Diese Resolution, glauben die gleich sechs Autorinnen und Autoren des Beitrags, sei das Ergebnis mehr oder minder intensiver Lobby-Tätigkeit proisraelischer und jüdischer Kreise, die im Auftrag von und finanziert durch Jerusalem in Deutschland aktiv sind und Parlamentarier beeinflußt hätten, wenn nicht gar unter Druck gesetzt oder gekauft. Zwar hat der SPIEGEL keinerlei Beweise.

Dafür aber gibt es allerlei rhetorische Kniffe, um aus eigentlich völlig normalen Vorgängen in einer Demokratie doch noch eine verdächtige Verschwörung zu konstruieren. Mal ist es ein »auffallend ähnlicher Wortlaut«, mal sind es »Positionen, die denen von Ministerpräsident Netanyahu verblüffend ähnlich sind«, die einen »Verdacht nahe[legen]«. Wer jedoch Belege sucht, sucht vergeblich.

Der SPIEGEL hat mit einigem personellen Aufwand aus faktenfreiem Geraune eine krudeste antisemitische Klischees bedienende Geschichte zusammengerührt, die, ginge es nicht irgendwie um Juden oder Israel, wahrscheinlich kaum die Planungsphase überstanden hätte. In Zeiten, in denen der Haß auf Juden längst wieder salonfähig ist, ist das allerdings nicht einmal mehr besonders originell.

McCarthyismus

Während in Deutschland Kritikern der antisemitischen BDS-Bewegung vorgeworfen wird, sie seien verantwortlich für eine »Neugeburt einer spezifischen Form des McCarthyismus« und ebneten den Weg in eine »illiberale Demokratie«, wird anderswo gefeiert, weil und wie »BDS wirkt«: »Europäische akademische Vereinigung sagt geplante Konferenz in Israel ab«, meldete Haaretz kürzlich.

Danach hat das European Network For Mental Health Service Evaluation (ENMESH), ein 1991 unter der Schirmherrschaft des europäischen Büros der Weltgesundheitsorganisation (WHO) gegründeter Zusammenschluß von etwa 400 Wissenschaftlern aus ganz Europa, die im Bereich der psychischen Gesundheitsforschung tätig sind, sein für 2021 in Israel geplantes Treffen nicht durchzuführen.

In einer kurzen Mitteilung auf ihrer Website erklärt die Organisation die Absage mit fehlenden Ressourcen für eine öffentliche Diskussion ihrer ursprünglichen Entscheidung für die Zusammenkunft in Israel. Die Wissenschaftler fürchten ausdrücklich den Druck einer von der BDS-Bewegung organisierten Kampagne gegen ihre Konferenz und zogen deshalb vorsorglich ihren Entschluß zurück.

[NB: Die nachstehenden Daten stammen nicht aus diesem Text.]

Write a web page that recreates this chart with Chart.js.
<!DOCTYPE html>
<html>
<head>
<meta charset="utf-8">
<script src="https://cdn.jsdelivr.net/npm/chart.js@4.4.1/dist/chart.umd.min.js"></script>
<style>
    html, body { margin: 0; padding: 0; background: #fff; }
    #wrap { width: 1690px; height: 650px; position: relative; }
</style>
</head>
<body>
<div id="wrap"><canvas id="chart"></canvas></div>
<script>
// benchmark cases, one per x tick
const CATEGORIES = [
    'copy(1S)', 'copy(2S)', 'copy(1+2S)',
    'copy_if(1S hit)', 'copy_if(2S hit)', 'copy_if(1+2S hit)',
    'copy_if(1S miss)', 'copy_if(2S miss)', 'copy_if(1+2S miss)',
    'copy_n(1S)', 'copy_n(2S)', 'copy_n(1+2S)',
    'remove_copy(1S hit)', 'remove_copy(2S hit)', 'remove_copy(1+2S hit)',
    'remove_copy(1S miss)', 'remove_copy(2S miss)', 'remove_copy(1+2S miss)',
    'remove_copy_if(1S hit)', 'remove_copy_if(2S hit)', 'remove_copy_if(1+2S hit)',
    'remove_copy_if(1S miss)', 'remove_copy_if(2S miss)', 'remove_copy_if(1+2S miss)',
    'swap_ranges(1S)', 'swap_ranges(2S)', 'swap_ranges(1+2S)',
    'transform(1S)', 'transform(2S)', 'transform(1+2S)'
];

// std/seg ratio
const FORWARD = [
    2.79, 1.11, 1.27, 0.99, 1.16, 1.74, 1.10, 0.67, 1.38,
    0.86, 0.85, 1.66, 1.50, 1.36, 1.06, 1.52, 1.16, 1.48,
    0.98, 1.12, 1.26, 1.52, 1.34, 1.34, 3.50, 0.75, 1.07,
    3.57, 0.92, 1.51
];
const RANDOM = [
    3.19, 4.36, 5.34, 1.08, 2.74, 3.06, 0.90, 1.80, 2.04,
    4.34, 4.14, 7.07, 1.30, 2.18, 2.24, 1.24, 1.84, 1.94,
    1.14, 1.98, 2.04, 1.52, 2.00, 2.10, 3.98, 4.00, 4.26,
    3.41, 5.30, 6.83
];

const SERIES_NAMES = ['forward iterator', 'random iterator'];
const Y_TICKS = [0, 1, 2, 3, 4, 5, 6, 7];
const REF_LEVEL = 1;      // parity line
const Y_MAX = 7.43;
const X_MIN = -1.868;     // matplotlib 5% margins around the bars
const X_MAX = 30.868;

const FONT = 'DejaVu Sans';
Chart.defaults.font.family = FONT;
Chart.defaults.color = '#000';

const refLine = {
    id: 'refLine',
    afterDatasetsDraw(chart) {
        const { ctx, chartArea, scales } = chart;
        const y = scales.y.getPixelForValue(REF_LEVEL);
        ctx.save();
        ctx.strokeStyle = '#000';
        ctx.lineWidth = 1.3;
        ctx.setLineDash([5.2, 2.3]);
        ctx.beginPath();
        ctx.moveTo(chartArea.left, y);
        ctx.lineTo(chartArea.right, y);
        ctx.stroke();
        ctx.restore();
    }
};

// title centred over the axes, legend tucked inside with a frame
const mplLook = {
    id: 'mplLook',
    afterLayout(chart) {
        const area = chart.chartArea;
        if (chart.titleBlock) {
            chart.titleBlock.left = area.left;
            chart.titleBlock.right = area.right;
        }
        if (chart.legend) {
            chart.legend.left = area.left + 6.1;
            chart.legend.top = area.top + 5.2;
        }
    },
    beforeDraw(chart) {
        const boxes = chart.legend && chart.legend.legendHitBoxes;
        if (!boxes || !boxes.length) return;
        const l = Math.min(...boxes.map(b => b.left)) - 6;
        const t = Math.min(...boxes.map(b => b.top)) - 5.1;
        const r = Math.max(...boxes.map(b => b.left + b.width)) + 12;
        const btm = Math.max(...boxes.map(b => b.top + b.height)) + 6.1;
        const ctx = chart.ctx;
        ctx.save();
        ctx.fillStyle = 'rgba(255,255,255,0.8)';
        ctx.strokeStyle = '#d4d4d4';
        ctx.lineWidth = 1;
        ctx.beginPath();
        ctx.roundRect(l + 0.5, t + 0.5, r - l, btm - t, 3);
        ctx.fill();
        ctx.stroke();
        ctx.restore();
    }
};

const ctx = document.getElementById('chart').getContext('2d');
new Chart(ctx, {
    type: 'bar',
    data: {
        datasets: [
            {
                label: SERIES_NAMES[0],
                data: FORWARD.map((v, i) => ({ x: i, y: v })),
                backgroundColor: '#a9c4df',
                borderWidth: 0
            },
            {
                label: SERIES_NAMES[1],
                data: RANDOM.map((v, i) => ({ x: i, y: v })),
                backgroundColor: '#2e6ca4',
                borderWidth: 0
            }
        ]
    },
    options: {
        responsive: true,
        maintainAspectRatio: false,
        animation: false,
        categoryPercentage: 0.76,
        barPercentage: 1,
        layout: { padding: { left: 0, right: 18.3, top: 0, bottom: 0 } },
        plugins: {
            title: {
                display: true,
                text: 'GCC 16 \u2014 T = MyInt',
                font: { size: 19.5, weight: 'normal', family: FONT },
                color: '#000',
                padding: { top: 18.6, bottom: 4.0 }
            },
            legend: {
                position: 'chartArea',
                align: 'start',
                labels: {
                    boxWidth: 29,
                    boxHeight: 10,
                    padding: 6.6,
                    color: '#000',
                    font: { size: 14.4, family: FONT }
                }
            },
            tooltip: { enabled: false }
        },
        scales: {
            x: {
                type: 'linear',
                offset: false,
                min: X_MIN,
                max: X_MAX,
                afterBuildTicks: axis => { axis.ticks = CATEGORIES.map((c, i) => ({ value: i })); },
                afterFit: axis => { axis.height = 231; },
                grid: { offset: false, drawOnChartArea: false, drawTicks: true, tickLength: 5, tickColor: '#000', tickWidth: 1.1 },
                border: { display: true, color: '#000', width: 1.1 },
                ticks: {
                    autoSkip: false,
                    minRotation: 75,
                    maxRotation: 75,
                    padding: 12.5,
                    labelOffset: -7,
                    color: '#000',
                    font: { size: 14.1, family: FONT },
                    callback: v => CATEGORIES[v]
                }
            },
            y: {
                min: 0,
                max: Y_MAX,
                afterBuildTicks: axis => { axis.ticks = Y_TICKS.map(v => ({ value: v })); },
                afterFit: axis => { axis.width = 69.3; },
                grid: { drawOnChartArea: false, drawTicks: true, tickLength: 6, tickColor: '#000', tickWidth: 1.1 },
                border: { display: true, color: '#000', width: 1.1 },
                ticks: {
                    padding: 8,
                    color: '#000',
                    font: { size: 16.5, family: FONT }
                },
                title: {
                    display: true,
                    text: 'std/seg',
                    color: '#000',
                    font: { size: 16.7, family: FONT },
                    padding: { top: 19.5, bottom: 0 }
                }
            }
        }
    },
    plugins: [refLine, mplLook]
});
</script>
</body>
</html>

Hier zeigt sich anschaulich, daß das, was die Verteidiger der internationalen Boykott-Bewegung ihren Kritikern unterstellen, tatsächlich von ihr ausgeht. Wissenschaftler fühlen sich und werden eingeschüchtert, ihr Austausch untereinander über Fachthemen be- oder verhindert, während die Kritik an der BDS-Bewegung als Angriff auf Meinungsfreiheit und sogar Demokratie diskreditiert wird.

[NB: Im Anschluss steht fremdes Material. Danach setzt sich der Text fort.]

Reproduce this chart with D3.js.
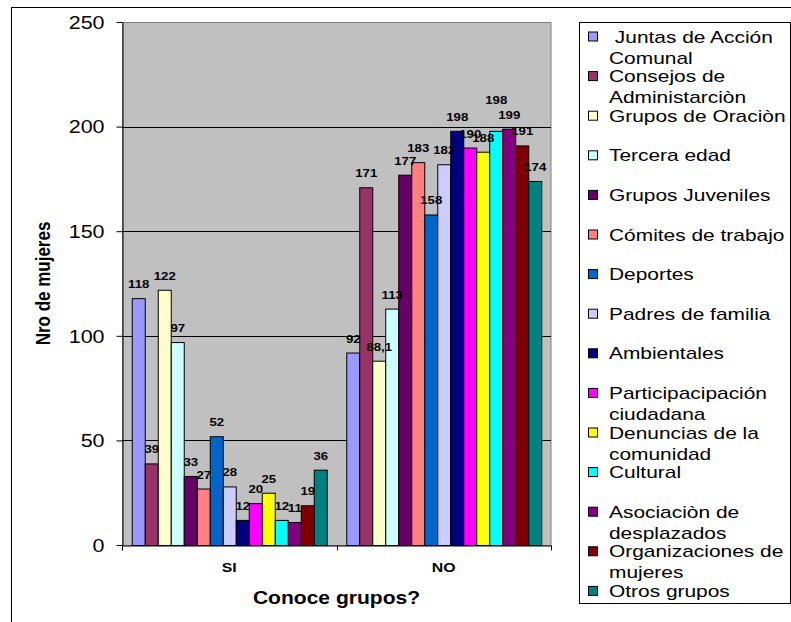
<!DOCTYPE html>
<html>
<head>
<meta charset="utf-8">
<script src="https://cdn.jsdelivr.net/npm/d3@7"></script>
<style>
  html, body { margin: 0; padding: 0; background: #fff; }
  svg { display: block; }
  text { font-family: "Liberation Sans", Arial, sans-serif; white-space: pre; }
</style>
</head>
<body>
<div id="chart"></div>
<script>
// ---------------- data ----------------
const categories = ["SI", "NO"];
const seriesNames = [
  " Juntas de Acción Comunal",
  "Consejos de Administarciòn",
  "Grupos de Oraciòn",
  "Tercera edad",
  "Grupos Juveniles",
  "Cómites de trabajo",
  "Deportes",
  "Padres de familia",
  "Ambientales",
  "Participacipación ciudadana",
  "Denuncias de la comunidad",
  "Cultural",
  "Asociaciòn de desplazados",
  "Organizaciones de mujeres",
  "Otros grupos"
];
const valuesSI = [118, 39, 122, 97, 33, 27, 52, 28, 12, 20, 25, 12, 11, 19, 36];
const valuesNO = [92, 171, 88.1, 113, 177, 183, 158, 182, 198, 190, 188, 198, 199, 191, 174];
const seriesColors = [
  "#9999FF", "#993366", "#FFFFCC", "#CCFFFF", "#660066",
  "#FF8080", "#0066CC", "#CCCCFF", "#000080", "#FF00FF",
  "#FFFF00", "#00FFFF", "#800080", "#800000", "#008080"
];
const yTicks = [0, 50, 100, 150, 200, 250];
const yTitle = "Nro de mujeres";
const xTitle = "Conoce grupos?";

// ---------------- layout ----------------
const W = 791, H = 622;
const SX = 1.22; // horizontal stretch of the original rendering
const plot = { left: 122, right: 551, top: 22, bottom: 545 };

const svg = d3.select("#chart").append("svg").attr("width", W).attr("height", H);

// outer chart border (only left and top visible)
svg.append("rect")
  .attr("x", 11.5).attr("y", 7.5).attr("width", W + 10).attr("height", H + 10)
  .attr("fill", "none").attr("stroke", "#000").attr("stroke-width", 1);

const y = d3.scaleLinear().domain([0, 250]).range([plot.bottom, plot.top]);
const x0 = d3.scaleBand().domain(categories).range([plot.left, plot.right]).padding(0);
const x1 = d3.scaleBand().domain(d3.range(seriesNames.length))
  .range([0, x0.bandwidth()]).paddingInner(0).paddingOuter(0.75);

// plot area
svg.append("rect")
  .attr("x", plot.left + 0.5).attr("y", plot.top + 0.5)
  .attr("width", plot.right - plot.left - 0.5).attr("height", plot.bottom - plot.top)
  .attr("fill", "#C0C0C0").attr("stroke", "#808080").attr("stroke-width", 1);

// gridlines
svg.append("g").selectAll("line")
  .data(yTicks.filter(t => t > 0 && t < 250))
  .join("line")
  .attr("x1", plot.left).attr("x2", plot.right)
  .attr("y1", d => Math.round(y(d)) + 0.5).attr("y2", d => Math.round(y(d)) + 0.5)
  .attr("stroke", "#000").attr("stroke-width", 1);

// bars
const table = categories.map((c, ci) => ({
  cat: c,
  vals: (ci === 0 ? valuesSI : valuesNO).map((v, si) => ({ cat: c, si, v }))
}));

const groups = svg.append("g").selectAll("g")
  .data(table).join("g")
  .attr("transform", d => `translate(${x0(d.cat)},0)`);

groups.selectAll("rect")
  .data(d => d.vals).join("rect")
  .attr("x", d => x1(d.si) + 0.5)
  .attr("y", d => y(d.v) + 0.5)
  .attr("width", x1.bandwidth())
  .attr("height", d => y(0) - y(d.v))
  .attr("fill", d => seriesColors[d.si])
  .attr("stroke", "#000").attr("stroke-width", 1);

// value labels
const fmt = v => String(v).replace(".", ",");
const lift = d => (d.cat === "NO" && seriesNames[d.si] === "Cultural") ? 17 : 0;
groups.selectAll("text")
  .data(d => d.vals).join("text")
  .attr("transform", d => `translate(${x1(d.si) + x1.bandwidth() / 2 + 0.5},${y(d.v) - 10 - lift(d)}) scale(1.15,1)`)
  .attr("text-anchor", "middle")
  .attr("font-size", 11.5).attr("font-weight", "bold")
  .attr("fill", "#000")
  .text(d => fmt(d.v));

// y axis
const yAxis = svg.append("g")
  .attr("transform", `translate(${plot.left + 0.5},0)`)
  .call(d3.axisLeft(y).tickValues(yTicks).tickSize(6).tickSizeOuter(0).tickPadding(9));
yAxis.select(".domain").attr("stroke", "#000");
yAxis.selectAll(".tick line").attr("stroke", "#000");
yAxis.selectAll(".tick text")
  .attr("font-family", "'Liberation Sans', Arial, sans-serif")
  .attr("font-size", 18).attr("fill", "#000")
  .attr("dy", "0.35em")
  .attr("transform", `scale(${SX * 0.98},1)`);

// x axis
const xAxis = svg.append("g")
  .attr("transform", `translate(0,${plot.bottom + 0.5})`)
  .call(d3.axisBottom(x0).tickSize(0).tickSizeOuter(0).tickPadding(17));
xAxis.select(".domain").attr("stroke", "#000");
xAxis.selectAll(".tick text")
  .attr("font-family", "'Liberation Sans', Arial, sans-serif")
  .attr("font-size", 13).attr("font-weight", "bold").attr("fill", "#000")
  .attr("transform", `scale(${SX},1)`);
xAxis.selectAll(".boundary")
  .data(categories.map(c => x0(c)).concat([plot.right]))
  .join("line").attr("class", "boundary")
  .attr("x1", d => Math.round(d) + 0.5).attr("x2", d => Math.round(d) + 0.5)
  .attr("y1", 0).attr("y2", 5)
  .attr("stroke", "#000");

// axis titles
svg.append("text")
  .attr("transform", `translate(${(plot.left + plot.right) / 2},604) scale(1.17,1)`)
  .attr("text-anchor", "middle")
  .attr("font-size", 18).attr("font-weight", "bold").attr("fill", "#000")
  .text(xTitle);

svg.append("text")
  .attr("transform", `translate(50,${(plot.top + plot.bottom) / 2}) scale(${SX},1) rotate(-90)`)
  .attr("text-anchor", "middle")
  .attr("font-size", 17).attr("font-weight", "bold").attr("fill", "#000")
  .text(yTitle);

// legend
const legend = { x: 579, y: 22, w: 211, h: 581 };
svg.append("rect")
  .attr("x", legend.x + 0.5).attr("y", legend.y + 0.5)
  .attr("width", legend.w).attr("height", legend.h)
  .attr("fill", "#fff").attr("stroke", "#000").attr("stroke-width", 1);

const legFont = 17, legSX = 1.23, maxW = 181;
const firstBase = 42.5, step = 39.6, lineH = 21;
const measurer = svg.append("text").attr("font-size", legFont).attr("visibility", "hidden");
function wrap(str) {
  const words = str.split(/(?<=\S) /);
  const lines = [];
  let cur = "";
  for (const w of words) {
    const test = cur ? cur + " " + w : w;
    measurer.text(test);
    if (cur && measurer.node().getComputedTextLength() * legSX > maxW) {
      lines.push(cur); cur = w.trimStart();
    } else cur = test;
  }
  lines.push(cur);
  return lines;
}

const items = svg.append("g").selectAll("g")
  .data(seriesNames).join("g")
  .attr("transform", (d, i) => `translate(0,${firstBase + i * step})`);

items.append("rect")
  .attr("x", 588.5).attr("y", -10.5)
  .attr("width", 9).attr("height", 9)
  .attr("fill", (d, i) => seriesColors[i])
  .attr("stroke", "#000").attr("stroke-width", 1);

items.each(function(d) {
  const lines = wrap(d);
  d3.select(this).selectAll("text.lbl")
    .data(lines).join("text").attr("class", "lbl")
    .attr("transform", (l, k) => `translate(609,${k * lineH}) scale(${legSX},1)`)
    .attr("font-size", legFont).attr("fill", "#000")
    .text(l => l);
});
measurer.remove();
</script>
</body>
</html>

Und natürlich sind jene, die noch eben meinten, vor einer »spezifischen Form des McCarthyismus« warnen zu müssen, nun stumm. Kein Offener Brief fordert Solidarität mit ENMESH, keine Unterschriftensammlung wird veranstaltet, die Freiheit der Wissenschaft zu verteidigen. BDS wirkt offenbar auch unter den nützlichen Idioten der Bewegung disziplinierend, die ihr Schweigen entlarvt.

Verwandte

Juden sind, Anti- wie Philosemiten werden es kaum glauben können, nur Menschen. Und weil Irren menschlich ist, gibt es auch unter Juden Irre. Manche von ihnen sind auf interessante, liebenswürdige Weise verrückt, andere gefährlich verblendet. Zu letzteren zählen ohne Frage jene Juden, die sich in diesen Tagen in Aufrufen im Namen der Meinungsfreiheit für die BDS-Bewegung einsetzen.

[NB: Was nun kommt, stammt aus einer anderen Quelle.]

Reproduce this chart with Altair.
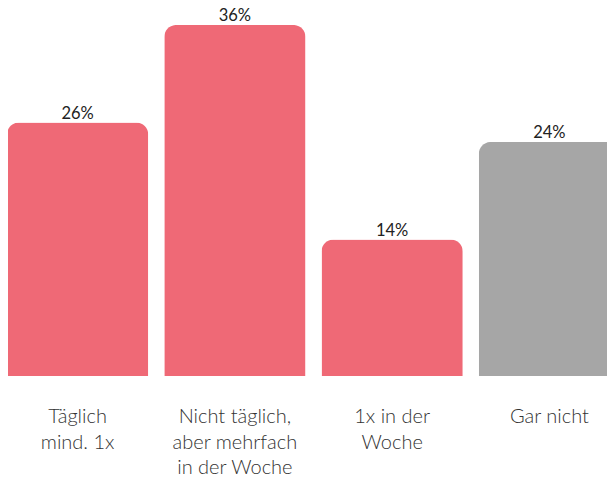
import altair as alt
import pandas as pd

categories = ["Täglich\nmind. 1x", "Nicht täglich,\naber mehrfach\nin der Woche", "1x in der\nWoche", "Gar nicht"]
values = [26, 36, 14, 24]
labels = ["26%", "36%", "14%", "24%"]
groups = ["ja", "ja", "ja", "nein"]

df = pd.DataFrame({"cat": categories, "value": values, "label": labels, "group": groups})

x = alt.X("cat:N", sort=categories, axis=None,
          scale=alt.Scale(range=[-1, 612], paddingInner=0.102, paddingOuter=0))
y = alt.Y("value:Q", axis=None, scale=alt.Scale(domain=[0, 37.74], range=[368, 0], nice=False, zero=True))

bars = alt.Chart(df).mark_bar(cornerRadiusTopLeft=12, cornerRadiusTopRight=12).encode(
    x=x, y=y,
    color=alt.Color("group:N", scale=alt.Scale(domain=["ja", "nein"], range=["#EF6976", "#A6A6A6"]), legend=None),
)

vals = alt.Chart(df).mark_text(baseline="alphabetic", dy=-3.5, fontSize=16.5, font="Lato", color="#222222").encode(
    x=x, y=y, text="label:N")

cats = alt.Chart(df).mark_text(baseline="alphabetic", fontSize=20, font="Lato", fontWeight=300,
                               color="#333333", lineBreak="\n", lineHeight=25.5).encode(
    x=x, y=alt.value(415), text="cat:N")

chart = alt.layer(bars, vals, cats).properties(
    width=599, height=472, padding=0, autosize=alt.AutoSizeParams(type="none")
).configure_view(stroke=None)

chart.save("out.html", embed_options={"renderer": "svg", "actions": False})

Ihnen stehen in Deutschland Juden gegenüber, die sich politisch in der AfD daheim fühlen oder die »Alternative für Deutschland« genannte Partei als Nichtmitglieder öffentlich unterstützen. Beide Gruppen, die BDS-Anhänger wie die AfD-Fans, eint, daß sie – wenn auch verschiedene Spielarten des – Antisemitismus verharmlosen und damit gleichzeitig salon- und gesellschaftsfähig machen.

Ist es bei den einen der als »Israelkritik« camouflierte Judenhaß, dem ihr Engagement gilt, sind die anderen Wegbereiter eines Antisemitismus, der endlich stolz sein will auf »Leistungen« der Wehrmacht im Zweiten Weltkrieg, der von deutscher Seite als Vernichtungskrieg geführt wurde und den Weg ebnete für den Versuch, das europäische Judentum durch massenhaften Mord auszulöschen.

Räumen die einen antisemitische Tendenzen allenfalls in der BDS-Bewegung ein, die keinesfalls repräsentativ seien, applaudieren die anderen der AfD, die »trotz der mega-dummen rückwärtsgerichteten nationalen Überhöhungen und intolerablen antijüdischen Stereotype einiger ihrer Funktionäre und nicht weniger ihrer Mitglieder« die »einzige wirkliche Oppositionspartei in diesem Lande« sei.

Soll da ein bißchen Antisemitismus geduldet werden, weil sonst Joseph McCarthy in Deutschland wiederauferstehe, muß dort über ihn hinweggesehen werden, um dem »unverantwortlich suizidale[n] Strukturauflösungs-Kurs unseres Rechtstaates« Einhalt zu gebieten. So finden die einen wie die andern sich ab mit Antisemitismus. »This is what we got – mehr haben wir nicht.« Wie peinlich.

Dissident

»Mit der Berliner Mauer«, schrieb Eike Geisel einst, »fiel nicht nur die Begrenzung eines von Deutschen erstmals für die eigene Bevölkerung errichteten Ghettos. Mit jedem Stein, der aus der Mauer gehämmert wurde, fiel den Deutschen vor allem eine Zentnerlast vom Herzen. Denn es verschwand ein markantes Erinnerungszeichen an die selbstverschuldeten Gründe für die Teilung des Landes.«

Drei Jahrzehnte nach der »friedlichen Revolution« in und dem ihr folgenden Beitritt der DDR zum Geltungsbereich des Grundgesetzes ist es in Deutschland wieder en vogue, über Antisemitismus als Frage der Meinungsfreiheit zu debattieren und all die, die das widerwärtig finden, als »Sprachpolizei« zu beschimpfen, wie der Blick in die Zeitung für Deutschland vom vergangenen Sonntag zeigt.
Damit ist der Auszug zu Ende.